__Goal__.
Word for word, quote all of the material, omitting the pictures.

__Source excerpt__.
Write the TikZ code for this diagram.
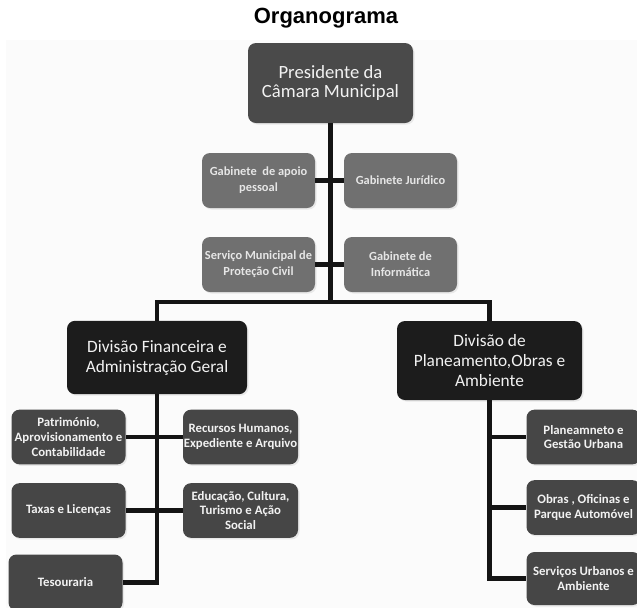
\documentclass[tikz,border=0pt]{standalone}
\usepackage{fontspec}
\usepackage{xcolor}
\usepackage{tikz}
\usetikzlibrary{positioning, calc, shadows}
\newfontfamily\boxfont{Carlito}
\newfontfamily\titlefont{Liberation Sans}
\definecolor{ogBack}{RGB}{251, 251, 251}
\definecolor{ogChief}{RGB}{74, 74, 74}
\definecolor{ogStaff}{RGB}{112, 112, 112}
\definecolor{ogDiv}{RGB}{28, 28, 28}
\definecolor{ogUnit}{RGB}{70, 70, 70}
\definecolor{ogText}{RGB}{242, 242, 242}
\definecolor{ogLine}{RGB}{20, 20, 20}
\tikzset{
    base/.style={
        font=\boxfont,
        align=center,
        rectangle,
        rounded corners=6pt,
        text=ogText,
        inner sep=0pt,
        drop shadow={opacity=0.15, shadow xshift=0.4mm, shadow yshift=-0.4mm}
    },
    chief/.style={
        base,
        fill=ogChief,
        minimum width=123.75pt,
        minimum height=60pt,
        font=\boxfont\fontsize{14}{14}\selectfont
    },
    staff/.style={
        base,
        fill=ogStaff,
        text=ogText!95!black,
        minimum width=84.75pt,
        minimum height=41.25pt,
        font=\boxfont\bfseries\fontsize{9.3}{12}\selectfont
    },
    division/.style={
        base,
        fill=ogDiv,
        minimum width=135pt,
        minimum height=55pt,
        font=\boxfont\fontsize{13}{15}\selectfont
    },
    unit/.style={
        base,
        fill=ogUnit,
        minimum width=85.5pt,
        minimum height=41pt,
        font=\boxfont\bfseries\fontsize{9.6}{11}\selectfont
    },
    link/.style={
        line width=3.2pt,
        color=ogLine
    }
}

\begin{document}
\begin{tikzpicture}[x=0.75pt, y=-0.75pt]
  \useasboundingbox (0,0) rectangle (637,608);
  \fill[ogBack] (6,40) rectangle (637,608);

  % Title
  \node[font=\titlefont\bfseries\fontsize{16.5}{18}\selectfont] (title) at (326,18) {Organograma};

  % Top
  \node[chief] (pres) at (330.5,83) {Presidente da\\Câmara Municipal};

  % Staff offices
  \node[staff] (gabApoio) at (258.5,180.5) {Gabinete \ de apoio\\pessoal};
  \node[staff] (gabJur) at (400.5,180.5) {Gabinete Jurídico};
  \node[staff] (protCivil) at (258.5,264.5) {Serviço Municipal de\\Proteção Civil};
  \node[staff] (gabInf) at (400.5,264.5) {Gabinete de\\Informática};

  % Divisions
  \node[division, minimum height=55pt] (divFin) at (157,357.5) {Divisão Financeira e\\Administração Geral};
  \node[division, minimum width=138.75pt, minimum height=59.25pt] (divPlan) at (489.5,360.5) {Divisão de\\Planeamento,Obras e\\Ambiente};
  \coordinate (hub) at (330.5,302);

  % Units of the financial division
  \node[unit] (patrim) at (68.5,437) {Património,\\Aprovisionamento e\\Contabilidade};
  \node[unit] (taxas) at (68.5,510.5) {Taxas e Licenças};
  \node[unit, minimum height=42pt] (tesour) at (65.5,582.5) {Tesouraria};
  \node[unit, minimum width=86.25pt] (recHum) at (240.5,437) {Recursos Humanos,\\Expediente e Arquivo};
  \node[unit, minimum width=86.25pt] (educ) at (240.5,510.5) {Educação, Cultura,\\Turismo e Ação\\Social};

  % Units of the planning division
  \node[unit] (planUrb) at (583.5,437) {Planeamneto e\\Gestão Urbana};
  \node[unit] (obras) at (583.5,507.5) {Obras , Oficinas e\\Parque Automóvel};
  \node[unit, minimum height=39.75pt] (servUrb) at (583.5,578.5) {Serviços Urbanos e\\Ambiente};

  % Connections
  \draw[link] (pres) -- (hub);
  \draw[link] (gabApoio) -- (gabJur);
  \draw[link] (protCivil) -- (gabInf);
  \draw[link] (divFin.north) |- (hub) -| (divPlan.north);

  \draw[link] (divFin.south) |- (tesour.east);
  \draw[link] (patrim) -- (recHum);
  \draw[link] (taxas) -- (educ);

  \draw[link] (divPlan.south) |- (servUrb.west);
  \draw[link] (divPlan.south |- planUrb.west) -- (planUrb.west);
  \draw[link] (divPlan.south |- obras.west) -- (obras.west);
\end{tikzpicture}
\end{document}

__Written response__.
Write the TikZ code for this diagram.
\documentclass[tikz,border=0pt]{standalone}
\usepackage{fontspec}
\usepackage{xcolor}
\usepackage{tikz}
\usetikzlibrary{positioning, calc, shadows}
\newfontfamily\boxfont{Carlito}
\newfontfamily\titlefont{Liberation Sans}
\definecolor{ogBack}{RGB}{251, 251, 251}
\definecolor{ogChief}{RGB}{74, 74, 74}
\definecolor{ogStaff}{RGB}{112, 112, 112}
\definecolor{ogDiv}{RGB}{28, 28, 28}
\definecolor{ogUnit}{RGB}{70, 70, 70}
\definecolor{ogText}{RGB}{242, 242, 242}
\definecolor{ogLine}{RGB}{20, 20, 20}
\tikzset{
    base/.style={
        font=\boxfont,
        align=center,
        rectangle,
        rounded corners=6pt,
        text=ogText,
        inner sep=0pt,
        drop shadow={opacity=0.15, shadow xshift=0.4mm, shadow yshift=-0.4mm}
    },
    chief/.style={
        base,
        fill=ogChief,
        minimum width=123.75pt,
        minimum height=60pt,
        font=\boxfont\fontsize{14}{14}\selectfont
    },
    staff/.style={
        base,
        fill=ogStaff,
        text=ogText!95!black,
        minimum width=84.75pt,
        minimum height=41.25pt,
        font=\boxfont\bfseries\fontsize{9.3}{12}\selectfont
    },
    division/.style={
        base,
        fill=ogDiv,
        minimum width=135pt,
        minimum height=55pt,
        font=\boxfont\fontsize{13}{15}\selectfont
    },
    unit/.style={
        base,
        fill=ogUnit,
        minimum width=85.5pt,
        minimum height=41pt,
        font=\boxfont\bfseries\fontsize{9.6}{11}\selectfont
    },
    link/.style={
        line width=3.2pt,
        color=ogLine
    }
}

\begin{document}
\begin{tikzpicture}[x=0.75pt, y=-0.75pt]
  \useasboundingbox (0,0) rectangle (637,608);
  \fill[ogBack] (6,40) rectangle (637,608);

  % Title
  \node[font=\titlefont\bfseries\fontsize{16.5}{18}\selectfont] (title) at (326,18) {Organograma};

  % Top
  \node[chief] (pres) at (330.5,83) {Presidente da\\Câmara Municipal};

  % Staff offices
  \node[staff] (gabApoio) at (258.5,180.5) {Gabinete \ de apoio\\pessoal};
  \node[staff] (gabJur) at (400.5,180.5) {Gabinete Jurídico};
  \node[staff] (protCivil) at (258.5,264.5) {Serviço Municipal de\\Proteção Civil};
  \node[staff] (gabInf) at (400.5,264.5) {Gabinete de\\Informática};

  % Divisions
  \node[division, minimum height=55pt] (divFin) at (157,357.5) {Divisão Financeira e\\Administração Geral};
  \node[division, minimum width=138.75pt, minimum height=59.25pt] (divPlan) at (489.5,360.5) {Divisão de\\Planeamento,Obras e\\Ambiente};
  \coordinate (hub) at (330.5,302);

  % Units of the financial division
  \node[unit] (patrim) at (68.5,437) {Património,\\Aprovisionamento e\\Contabilidade};
  \node[unit] (taxas) at (68.5,510.5) {Taxas e Licenças};
  \node[unit, minimum height=42pt] (tesour) at (65.5,582.5) {Tesouraria};
  \node[unit, minimum width=86.25pt] (recHum) at (240.5,437) {Recursos Humanos,\\Expediente e Arquivo};
  \node[unit, minimum width=86.25pt] (educ) at (240.5,510.5) {Educação, Cultura,\\Turismo e Ação\\Social};

  % Units of the planning division
  \node[unit] (planUrb) at (583.5,437) {Planeamneto e\\Gestão Urbana};
  \node[unit] (obras) at (583.5,507.5) {Obras , Oficinas e\\Parque Automóvel};
  \node[unit, minimum height=39.75pt] (servUrb) at (583.5,578.5) {Serviços Urbanos e\\Ambiente};

  % Connections
  \draw[link] (pres) -- (hub);
  \draw[link] (gabApoio) -- (gabJur);
  \draw[link] (protCivil) -- (gabInf);
  \draw[link] (divFin.north) |- (hub) -| (divPlan.north);

  \draw[link] (divFin.south) |- (tesour.east);
  \draw[link] (patrim) -- (recHum);
  \draw[link] (taxas) -- (educ);

  \draw[link] (divPlan.south) |- (servUrb.west);
  \draw[link] (divPlan.south |- planUrb.west) -- (planUrb.west);
  \draw[link] (divPlan.south |- obras.west) -- (obras.west);
\end{tikzpicture}
\end{document}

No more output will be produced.